[Start]

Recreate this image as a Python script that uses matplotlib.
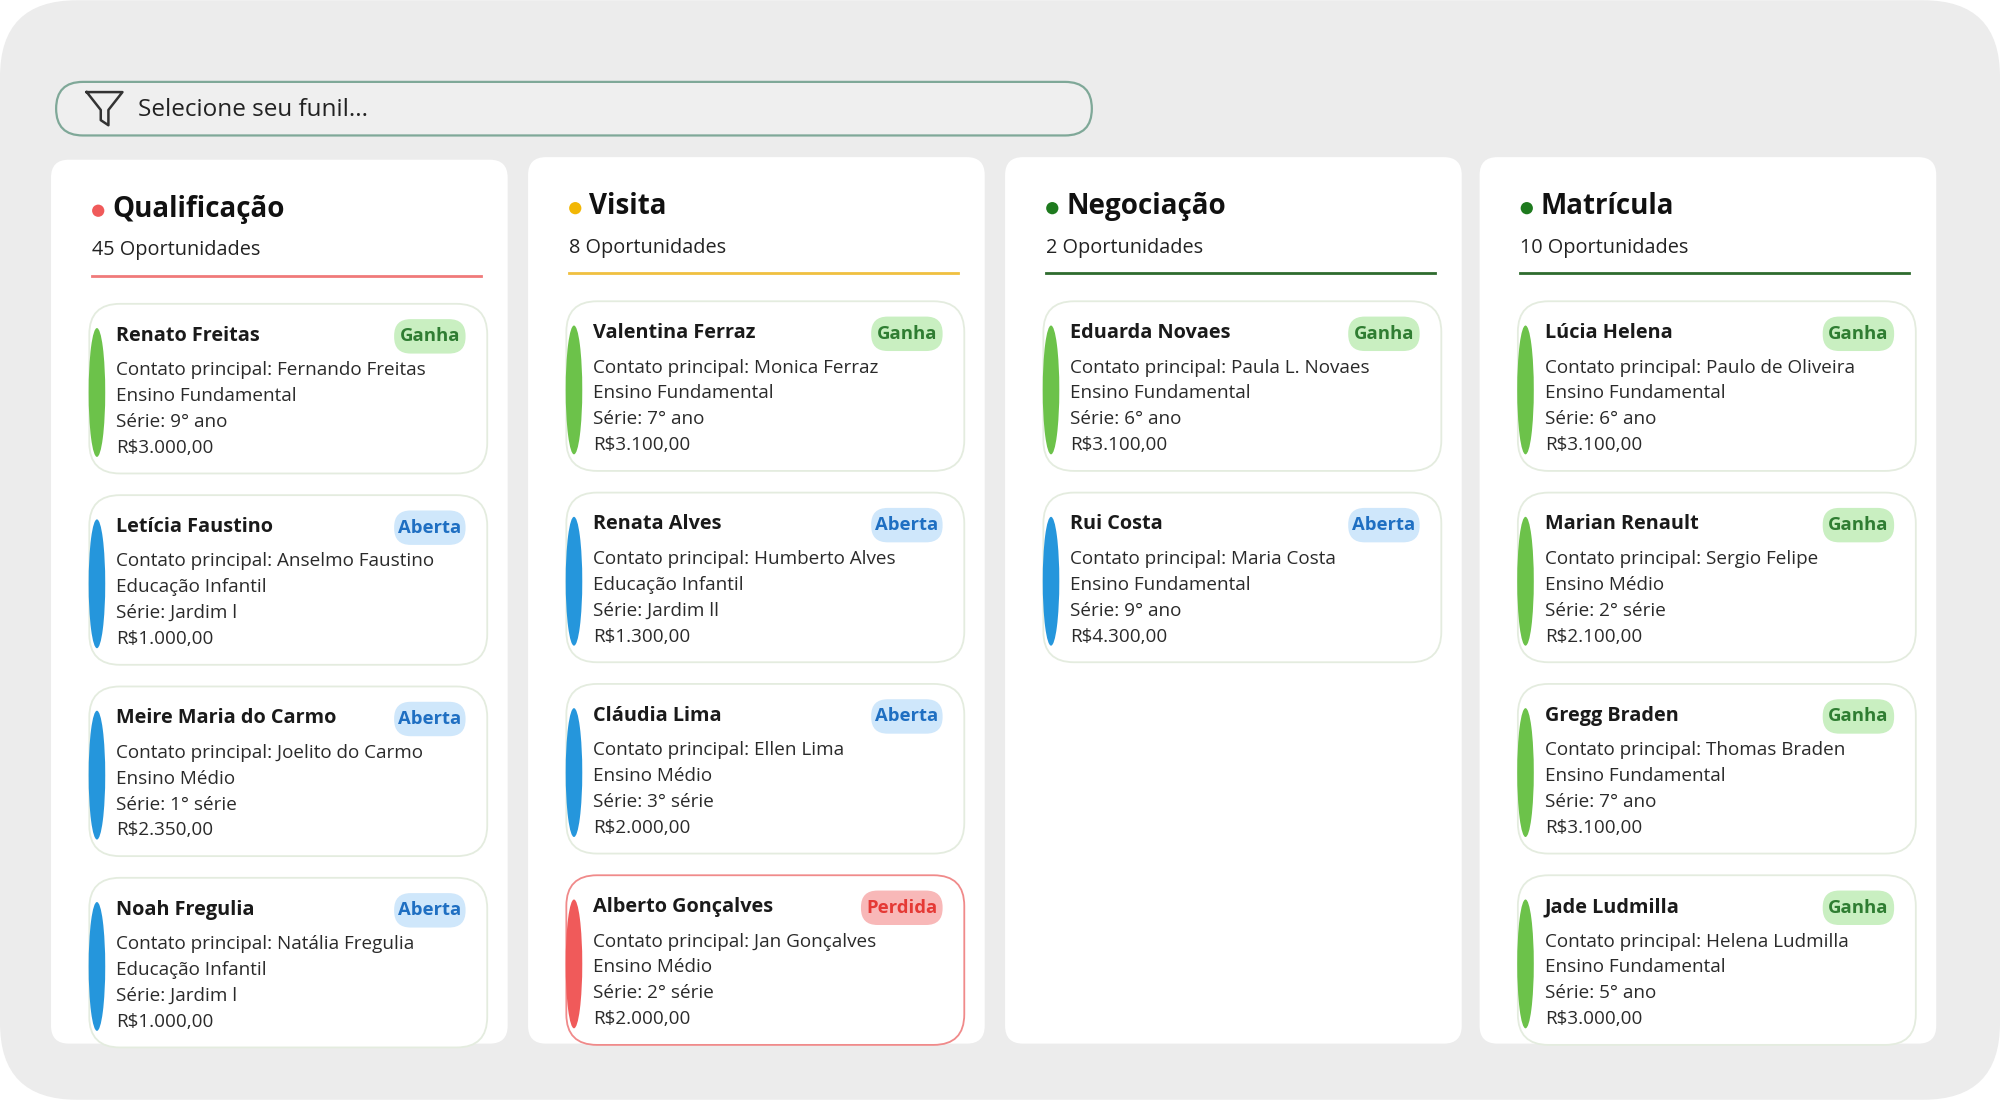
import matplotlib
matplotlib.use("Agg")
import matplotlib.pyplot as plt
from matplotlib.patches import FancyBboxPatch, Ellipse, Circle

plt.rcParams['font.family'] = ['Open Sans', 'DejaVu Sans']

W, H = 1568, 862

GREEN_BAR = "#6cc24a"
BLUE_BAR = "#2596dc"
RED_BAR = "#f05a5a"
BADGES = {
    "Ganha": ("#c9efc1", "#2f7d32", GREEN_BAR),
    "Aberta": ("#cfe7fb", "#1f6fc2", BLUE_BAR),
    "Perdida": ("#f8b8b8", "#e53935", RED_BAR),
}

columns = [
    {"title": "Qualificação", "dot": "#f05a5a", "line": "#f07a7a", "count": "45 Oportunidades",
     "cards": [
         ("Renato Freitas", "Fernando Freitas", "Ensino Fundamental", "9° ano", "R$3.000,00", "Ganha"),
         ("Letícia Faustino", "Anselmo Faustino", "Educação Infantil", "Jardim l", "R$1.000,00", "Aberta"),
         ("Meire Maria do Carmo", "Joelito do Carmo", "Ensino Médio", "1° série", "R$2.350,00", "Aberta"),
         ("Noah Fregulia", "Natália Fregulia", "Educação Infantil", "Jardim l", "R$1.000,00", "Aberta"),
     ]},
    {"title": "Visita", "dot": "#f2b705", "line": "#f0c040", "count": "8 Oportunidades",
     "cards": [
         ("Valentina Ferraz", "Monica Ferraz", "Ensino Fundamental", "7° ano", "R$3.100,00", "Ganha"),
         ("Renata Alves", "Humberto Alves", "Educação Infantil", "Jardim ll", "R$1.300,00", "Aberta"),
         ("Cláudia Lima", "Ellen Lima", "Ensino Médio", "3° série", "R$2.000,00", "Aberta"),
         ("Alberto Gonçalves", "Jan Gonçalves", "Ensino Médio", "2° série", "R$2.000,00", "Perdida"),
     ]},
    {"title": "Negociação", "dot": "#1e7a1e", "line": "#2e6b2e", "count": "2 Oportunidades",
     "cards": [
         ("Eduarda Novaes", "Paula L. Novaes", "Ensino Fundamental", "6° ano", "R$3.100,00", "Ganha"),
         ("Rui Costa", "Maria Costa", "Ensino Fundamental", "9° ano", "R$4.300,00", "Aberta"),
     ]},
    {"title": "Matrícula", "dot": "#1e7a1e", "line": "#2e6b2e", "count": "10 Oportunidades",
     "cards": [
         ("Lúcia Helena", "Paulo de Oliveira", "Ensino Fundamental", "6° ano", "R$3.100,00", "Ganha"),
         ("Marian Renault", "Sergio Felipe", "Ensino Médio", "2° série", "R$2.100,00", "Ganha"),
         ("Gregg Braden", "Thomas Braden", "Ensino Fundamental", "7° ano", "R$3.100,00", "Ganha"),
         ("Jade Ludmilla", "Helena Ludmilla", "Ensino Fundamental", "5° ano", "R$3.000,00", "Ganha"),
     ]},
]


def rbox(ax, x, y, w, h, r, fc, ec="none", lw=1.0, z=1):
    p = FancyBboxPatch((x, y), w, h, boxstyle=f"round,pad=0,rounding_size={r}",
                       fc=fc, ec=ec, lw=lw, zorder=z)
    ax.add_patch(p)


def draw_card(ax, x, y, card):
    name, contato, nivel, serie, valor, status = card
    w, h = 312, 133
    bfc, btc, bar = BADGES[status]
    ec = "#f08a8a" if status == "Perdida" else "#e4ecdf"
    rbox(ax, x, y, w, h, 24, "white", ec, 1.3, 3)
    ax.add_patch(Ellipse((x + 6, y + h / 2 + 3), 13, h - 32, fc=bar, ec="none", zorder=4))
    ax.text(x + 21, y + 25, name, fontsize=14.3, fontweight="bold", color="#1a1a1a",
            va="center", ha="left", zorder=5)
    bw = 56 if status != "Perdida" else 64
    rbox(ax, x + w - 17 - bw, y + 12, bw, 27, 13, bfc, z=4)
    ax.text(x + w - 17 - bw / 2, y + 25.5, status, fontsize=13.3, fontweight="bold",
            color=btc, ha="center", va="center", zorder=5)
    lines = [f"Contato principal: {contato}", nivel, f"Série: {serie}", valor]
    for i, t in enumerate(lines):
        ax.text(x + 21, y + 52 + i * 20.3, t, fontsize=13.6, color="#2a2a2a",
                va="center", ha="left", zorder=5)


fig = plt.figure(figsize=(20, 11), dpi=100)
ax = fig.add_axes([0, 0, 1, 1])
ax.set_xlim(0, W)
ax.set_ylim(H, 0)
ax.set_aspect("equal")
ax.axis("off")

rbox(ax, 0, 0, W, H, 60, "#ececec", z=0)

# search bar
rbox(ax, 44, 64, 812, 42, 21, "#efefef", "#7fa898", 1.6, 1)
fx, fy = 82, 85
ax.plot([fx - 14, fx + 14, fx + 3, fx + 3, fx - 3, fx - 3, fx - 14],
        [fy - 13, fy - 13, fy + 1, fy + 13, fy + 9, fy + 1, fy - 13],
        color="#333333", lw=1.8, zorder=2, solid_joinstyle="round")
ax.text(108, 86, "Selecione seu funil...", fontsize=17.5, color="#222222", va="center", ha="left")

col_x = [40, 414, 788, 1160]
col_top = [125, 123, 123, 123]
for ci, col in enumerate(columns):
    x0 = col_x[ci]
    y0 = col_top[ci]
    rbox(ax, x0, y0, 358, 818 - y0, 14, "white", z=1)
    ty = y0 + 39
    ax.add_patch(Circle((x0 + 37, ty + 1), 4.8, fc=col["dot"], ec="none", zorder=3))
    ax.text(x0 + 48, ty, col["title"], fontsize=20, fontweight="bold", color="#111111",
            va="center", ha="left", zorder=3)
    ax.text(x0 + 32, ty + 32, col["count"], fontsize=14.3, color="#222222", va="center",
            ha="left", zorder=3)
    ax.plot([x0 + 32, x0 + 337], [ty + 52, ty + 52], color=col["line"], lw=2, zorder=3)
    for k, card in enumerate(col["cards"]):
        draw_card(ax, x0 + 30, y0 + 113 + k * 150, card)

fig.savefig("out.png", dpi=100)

[End]

• **Problem to work on**: Reproduce every line exactly and omit all pictures.

• **Output of the task**:
Recreate this image as a Python script that uses matplotlib.
import matplotlib
matplotlib.use("Agg")
import matplotlib.pyplot as plt
from matplotlib.patches import FancyBboxPatch, Ellipse, Circle

plt.rcParams['font.family'] = ['Open Sans', 'DejaVu Sans']

W, H = 1568, 862

GREEN_BAR = "#6cc24a"
BLUE_BAR = "#2596dc"
RED_BAR = "#f05a5a"
BADGES = {
    "Ganha": ("#c9efc1", "#2f7d32", GREEN_BAR),
    "Aberta": ("#cfe7fb", "#1f6fc2", BLUE_BAR),
    "Perdida": ("#f8b8b8", "#e53935", RED_BAR),
}

columns = [
    {"title": "Qualificação", "dot": "#f05a5a", "line": "#f07a7a", "count": "45 Oportunidades",
     "cards": [
         ("Renato Freitas", "Fernando Freitas", "Ensino Fundamental", "9° ano", "R$3.000,00", "Ganha"),
         ("Letícia Faustino", "Anselmo Faustino", "Educação Infantil", "Jardim l", "R$1.000,00", "Aberta"),
         ("Meire Maria do Carmo", "Joelito do Carmo", "Ensino Médio", "1° série", "R$2.350,00", "Aberta"),
         ("Noah Fregulia", "Natália Fregulia", "Educação Infantil", "Jardim l", "R$1.000,00", "Aberta"),
     ]},
    {"title": "Visita", "dot": "#f2b705", "line": "#f0c040", "count": "8 Oportunidades",
     "cards": [
         ("Valentina Ferraz", "Monica Ferraz", "Ensino Fundamental", "7° ano", "R$3.100,00", "Ganha"),
         ("Renata Alves", "Humberto Alves", "Educação Infantil", "Jardim ll", "R$1.300,00", "Aberta"),
         ("Cláudia Lima", "Ellen Lima", "Ensino Médio", "3° série", "R$2.000,00", "Aberta"),
         ("Alberto Gonçalves", "Jan Gonçalves", "Ensino Médio", "2° série", "R$2.000,00", "Perdida"),
     ]},
    {"title": "Negociação", "dot": "#1e7a1e", "line": "#2e6b2e", "count": "2 Oportunidades",
     "cards": [
         ("Eduarda Novaes", "Paula L. Novaes", "Ensino Fundamental", "6° ano", "R$3.100,00", "Ganha"),
         ("Rui Costa", "Maria Costa", "Ensino Fundamental", "9° ano", "R$4.300,00", "Aberta"),
     ]},
    {"title": "Matrícula", "dot": "#1e7a1e", "line": "#2e6b2e", "count": "10 Oportunidades",
     "cards": [
         ("Lúcia Helena", "Paulo de Oliveira", "Ensino Fundamental", "6° ano", "R$3.100,00", "Ganha"),
         ("Marian Renault", "Sergio Felipe", "Ensino Médio", "2° série", "R$2.100,00", "Ganha"),
         ("Gregg Braden", "Thomas Braden", "Ensino Fundamental", "7° ano", "R$3.100,00", "Ganha"),
         ("Jade Ludmilla", "Helena Ludmilla", "Ensino Fundamental", "5° ano", "R$3.000,00", "Ganha"),
     ]},
]


def rbox(ax, x, y, w, h, r, fc, ec="none", lw=1.0, z=1):
    p = FancyBboxPatch((x, y), w, h, boxstyle=f"round,pad=0,rounding_size={r}",
                       fc=fc, ec=ec, lw=lw, zorder=z)
    ax.add_patch(p)


def draw_card(ax, x, y, card):
    name, contato, nivel, serie, valor, status = card
    w, h = 312, 133
    bfc, btc, bar = BADGES[status]
    ec = "#f08a8a" if status == "Perdida" else "#e4ecdf"
    rbox(ax, x, y, w, h, 24, "white", ec, 1.3, 3)
    ax.add_patch(Ellipse((x + 6, y + h / 2 + 3), 13, h - 32, fc=bar, ec="none", zorder=4))
    ax.text(x + 21, y + 25, name, fontsize=14.3, fontweight="bold", color="#1a1a1a",
            va="center", ha="left", zorder=5)
    bw = 56 if status != "Perdida" else 64
    rbox(ax, x + w - 17 - bw, y + 12, bw, 27, 13, bfc, z=4)
    ax.text(x + w - 17 - bw / 2, y + 25.5, status, fontsize=13.3, fontweight="bold",
            color=btc, ha="center", va="center", zorder=5)
    lines = [f"Contato principal: {contato}", nivel, f"Série: {serie}", valor]
    for i, t in enumerate(lines):
        ax.text(x + 21, y + 52 + i * 20.3, t, fontsize=13.6, color="#2a2a2a",
                va="center", ha="left", zorder=5)


fig = plt.figure(figsize=(20, 11), dpi=100)
ax = fig.add_axes([0, 0, 1, 1])
ax.set_xlim(0, W)
ax.set_ylim(H, 0)
ax.set_aspect("equal")
ax.axis("off")

rbox(ax, 0, 0, W, H, 60, "#ececec", z=0)

# search bar
rbox(ax, 44, 64, 812, 42, 21, "#efefef", "#7fa898", 1.6, 1)
fx, fy = 82, 85
ax.plot([fx - 14, fx + 14, fx + 3, fx + 3, fx - 3, fx - 3, fx - 14],
        [fy - 13, fy - 13, fy + 1, fy + 13, fy + 9, fy + 1, fy - 13],
        color="#333333", lw=1.8, zorder=2, solid_joinstyle="round")
ax.text(108, 86, "Selecione seu funil...", fontsize=17.5, color="#222222", va="center", ha="left")

col_x = [40, 414, 788, 1160]
col_top = [125, 123, 123, 123]
for ci, col in enumerate(columns):
    x0 = col_x[ci]
    y0 = col_top[ci]
    rbox(ax, x0, y0, 358, 818 - y0, 14, "white", z=1)
    ty = y0 + 39
    ax.add_patch(Circle((x0 + 37, ty + 1), 4.8, fc=col["dot"], ec="none", zorder=3))
    ax.text(x0 + 48, ty, col["title"], fontsize=20, fontweight="bold", color="#111111",
            va="center", ha="left", zorder=3)
    ax.text(x0 + 32, ty + 32, col["count"], fontsize=14.3, color="#222222", va="center",
            ha="left", zorder=3)
    ax.plot([x0 + 32, x0 + 337], [ty + 52, ty + 52], color=col["line"], lw=2, zorder=3)
    for k, card in enumerate(col["cards"]):
        draw_card(ax, x0 + 30, y0 + 113 + k * 150, card)

fig.savefig("out.png", dpi=100)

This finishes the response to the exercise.